_Problem description_: Return each line of the data below exactly, omitting any pictures.

_Dataset excerpt_:
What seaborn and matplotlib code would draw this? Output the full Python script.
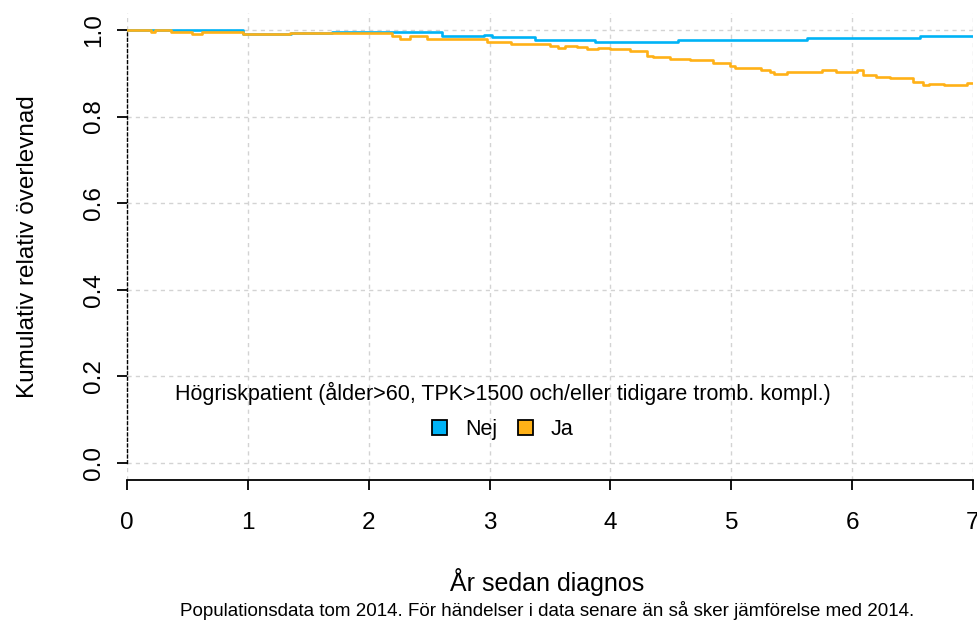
import matplotlib
matplotlib.use("Agg")
import matplotlib.pyplot as plt
from matplotlib.patches import Patch
import seaborn as sns
import pandas as pd

# ---- data ----
groups = ["Nej", "Ja"]
nej_t = [0, 0.96, 1.36, 1.70, 2.61, 2.95, 3.02, 3.38, 3.87, 4.56, 5.63, 6.56, 7.0]
nej_s = [1.0, 0.991, 0.992, 0.996, 0.985, 0.988, 0.983, 0.978, 0.973, 0.978, 0.981, 0.987, 0.987]
ja_t = [0, 0.20, 0.23, 0.36, 0.54, 0.62, 0.96, 1.35, 1.70, 2.19, 2.26, 2.34, 2.48,
        2.98, 3.18, 3.50, 3.57, 3.62, 3.72, 3.81, 3.90, 4.00, 4.16, 4.30, 4.35, 4.49,
        4.66, 4.85, 4.99, 5.03, 5.25, 5.32, 5.35, 5.46, 5.75, 5.87, 6.04, 6.09, 6.20,
        6.31, 6.50, 6.59, 6.64, 6.76, 6.95, 7.0]
ja_s = [1.0, 0.996, 1.0, 0.996, 0.990, 0.996, 0.990, 0.994, 0.992, 0.985, 0.980, 0.985, 0.980,
        0.973, 0.968, 0.964, 0.958, 0.964, 0.960, 0.956, 0.959, 0.955, 0.951, 0.941, 0.938, 0.933,
        0.930, 0.923, 0.917, 0.913, 0.907, 0.902, 0.898, 0.902, 0.907, 0.903, 0.907, 0.897, 0.892,
        0.888, 0.880, 0.872, 0.875, 0.872, 0.877, 0.877]
x_ticks = [0, 1, 2, 3, 4, 5, 6, 7]
y_ticks = [0.0, 0.2, 0.4, 0.6, 0.8, 1.0]
y_ticklabels = ["0.0", "0.2", "0.4", "0.6", "0.8", "1.0"]
colors = {"Nej": "#00b3f6", "Ja": "#ffb117"}

legend_title = "Högriskpatient (ålder>60, TPK>1500 och/eller tidigare tromb. kompl.)"
ylabel = "Kumulativ relativ överlevnad"
xlabel = "År sedan diagnos"
caption = "Populationsdata tom 2014. För händelser i data senare än så sker jämförelse med 2014."

df = pd.concat([
    pd.DataFrame({"t": nej_t, "s": nej_s, "grupp": "Nej"}),
    pd.DataFrame({"t": ja_t, "s": ja_s, "grupp": "Ja"}),
], ignore_index=True)

sns.set_theme(style="white")
plt.rcParams["font.family"] = ["Liberation Sans", "DejaVu Sans"]
plt.rcParams["text.color"] = "black"

fig = plt.figure(figsize=(9.78, 6.22), dpi=100)
ax = fig.add_axes([127 / 978, 1 - 480 / 622, 846 / 978, (480 - 12.7) / 622])

sns.lineplot(data=df, x="t", y="s", hue="grupp", hue_order=groups, palette=colors,
             estimator=None, sort=False, drawstyle="steps-post", linewidth=1.9,
             legend=False, ax=ax)

ax.set_xlim(0, 7)
ax.set_ylim(-0.04, 1.04)
ax.set_xticks(x_ticks)
ax.set_yticks(y_ticks)
ax.set_yticklabels(y_ticklabels)
ax.set_xlabel("")
ax.set_ylabel("")

ax.grid(True, color="#d3d3d3", linestyle=(0, (3, 3)), linewidth=1)
ax.set_axisbelow(True)

for side in ["top", "right"]:
    ax.spines[side].set_visible(False)
ax.spines["bottom"].set_bounds(0, 7)
ax.spines["bottom"].set_color("black")
ax.spines["bottom"].set_linewidth(1.3)
ax.spines["left"].set_bounds(0, 1)
ax.spines["left"].set_color("black")
ax.spines["left"].set_linewidth(1.0)
ax.spines["left"].set_linestyle((0, (2, 2)))

ax.tick_params(axis="both", direction="out", length=7, width=1.3, color="black",
               labelsize=17.5, labelcolor="black")
ax.tick_params(axis="x", pad=16, bottom=True)
ax.tick_params(axis="y", pad=9, labelrotation=90, left=True)
for lab in ax.get_yticklabels():
    lab.set_va("center")

handles = [Patch(facecolor=colors[g], edgecolor="black", linewidth=1.3) for g in groups]
leg = ax.legend(handles, groups, title=legend_title, ncol=2, frameon=False,
                loc="center", bbox_to_anchor=(0.444, 0.148), fontsize=15.5,
                title_fontsize=15.5, handlelength=0.7, handleheight=0.7,
                handletextpad=0.85, columnspacing=0.95, borderaxespad=0)
leg._legend_box.sep = 10

fig.text(547 / 978, 1 - 582 / 622, xlabel, ha="center", va="center", fontsize=18)
fig.text(28 / 978, 1 - 247 / 622, ylabel, ha="center", va="center", rotation=90, fontsize=17.5)
fig.text(547 / 978, 1 - 611 / 622, caption, ha="center", va="center", fontsize=13.5)

fig.savefig("out.png", dpi=100)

_Task solution_:
What seaborn and matplotlib code would draw this? Output the full Python script.
import matplotlib
matplotlib.use("Agg")
import matplotlib.pyplot as plt
from matplotlib.patches import Patch
import seaborn as sns
import pandas as pd

# ---- data ----
groups = ["Nej", "Ja"]
nej_t = [0, 0.96, 1.36, 1.70, 2.61, 2.95, 3.02, 3.38, 3.87, 4.56, 5.63, 6.56, 7.0]
nej_s = [1.0, 0.991, 0.992, 0.996, 0.985, 0.988, 0.983, 0.978, 0.973, 0.978, 0.981, 0.987, 0.987]
ja_t = [0, 0.20, 0.23, 0.36, 0.54, 0.62, 0.96, 1.35, 1.70, 2.19, 2.26, 2.34, 2.48,
        2.98, 3.18, 3.50, 3.57, 3.62, 3.72, 3.81, 3.90, 4.00, 4.16, 4.30, 4.35, 4.49,
        4.66, 4.85, 4.99, 5.03, 5.25, 5.32, 5.35, 5.46, 5.75, 5.87, 6.04, 6.09, 6.20,
        6.31, 6.50, 6.59, 6.64, 6.76, 6.95, 7.0]
ja_s = [1.0, 0.996, 1.0, 0.996, 0.990, 0.996, 0.990, 0.994, 0.992, 0.985, 0.980, 0.985, 0.980,
        0.973, 0.968, 0.964, 0.958, 0.964, 0.960, 0.956, 0.959, 0.955, 0.951, 0.941, 0.938, 0.933,
        0.930, 0.923, 0.917, 0.913, 0.907, 0.902, 0.898, 0.902, 0.907, 0.903, 0.907, 0.897, 0.892,
        0.888, 0.880, 0.872, 0.875, 0.872, 0.877, 0.877]
x_ticks = [0, 1, 2, 3, 4, 5, 6, 7]
y_ticks = [0.0, 0.2, 0.4, 0.6, 0.8, 1.0]
y_ticklabels = ["0.0", "0.2", "0.4", "0.6", "0.8", "1.0"]
colors = {"Nej": "#00b3f6", "Ja": "#ffb117"}

legend_title = "Högriskpatient (ålder>60, TPK>1500 och/eller tidigare tromb. kompl.)"
ylabel = "Kumulativ relativ överlevnad"
xlabel = "År sedan diagnos"
caption = "Populationsdata tom 2014. För händelser i data senare än så sker jämförelse med 2014."

df = pd.concat([
    pd.DataFrame({"t": nej_t, "s": nej_s, "grupp": "Nej"}),
    pd.DataFrame({"t": ja_t, "s": ja_s, "grupp": "Ja"}),
], ignore_index=True)

sns.set_theme(style="white")
plt.rcParams["font.family"] = ["Liberation Sans", "DejaVu Sans"]
plt.rcParams["text.color"] = "black"

fig = plt.figure(figsize=(9.78, 6.22), dpi=100)
ax = fig.add_axes([127 / 978, 1 - 480 / 622, 846 / 978, (480 - 12.7) / 622])

sns.lineplot(data=df, x="t", y="s", hue="grupp", hue_order=groups, palette=colors,
             estimator=None, sort=False, drawstyle="steps-post", linewidth=1.9,
             legend=False, ax=ax)

ax.set_xlim(0, 7)
ax.set_ylim(-0.04, 1.04)
ax.set_xticks(x_ticks)
ax.set_yticks(y_ticks)
ax.set_yticklabels(y_ticklabels)
ax.set_xlabel("")
ax.set_ylabel("")

ax.grid(True, color="#d3d3d3", linestyle=(0, (3, 3)), linewidth=1)
ax.set_axisbelow(True)

for side in ["top", "right"]:
    ax.spines[side].set_visible(False)
ax.spines["bottom"].set_bounds(0, 7)
ax.spines["bottom"].set_color("black")
ax.spines["bottom"].set_linewidth(1.3)
ax.spines["left"].set_bounds(0, 1)
ax.spines["left"].set_color("black")
ax.spines["left"].set_linewidth(1.0)
ax.spines["left"].set_linestyle((0, (2, 2)))

ax.tick_params(axis="both", direction="out", length=7, width=1.3, color="black",
               labelsize=17.5, labelcolor="black")
ax.tick_params(axis="x", pad=16, bottom=True)
ax.tick_params(axis="y", pad=9, labelrotation=90, left=True)
for lab in ax.get_yticklabels():
    lab.set_va("center")

handles = [Patch(facecolor=colors[g], edgecolor="black", linewidth=1.3) for g in groups]
leg = ax.legend(handles, groups, title=legend_title, ncol=2, frameon=False,
                loc="center", bbox_to_anchor=(0.444, 0.148), fontsize=15.5,
                title_fontsize=15.5, handlelength=0.7, handleheight=0.7,
                handletextpad=0.85, columnspacing=0.95, borderaxespad=0)
leg._legend_box.sep = 10

fig.text(547 / 978, 1 - 582 / 622, xlabel, ha="center", va="center", fontsize=18)
fig.text(28 / 978, 1 - 247 / 622, ylabel, ha="center", va="center", rotation=90, fontsize=17.5)
fig.text(547 / 978, 1 - 611 / 622, caption, ha="center", va="center", fontsize=13.5)

fig.savefig("out.png", dpi=100)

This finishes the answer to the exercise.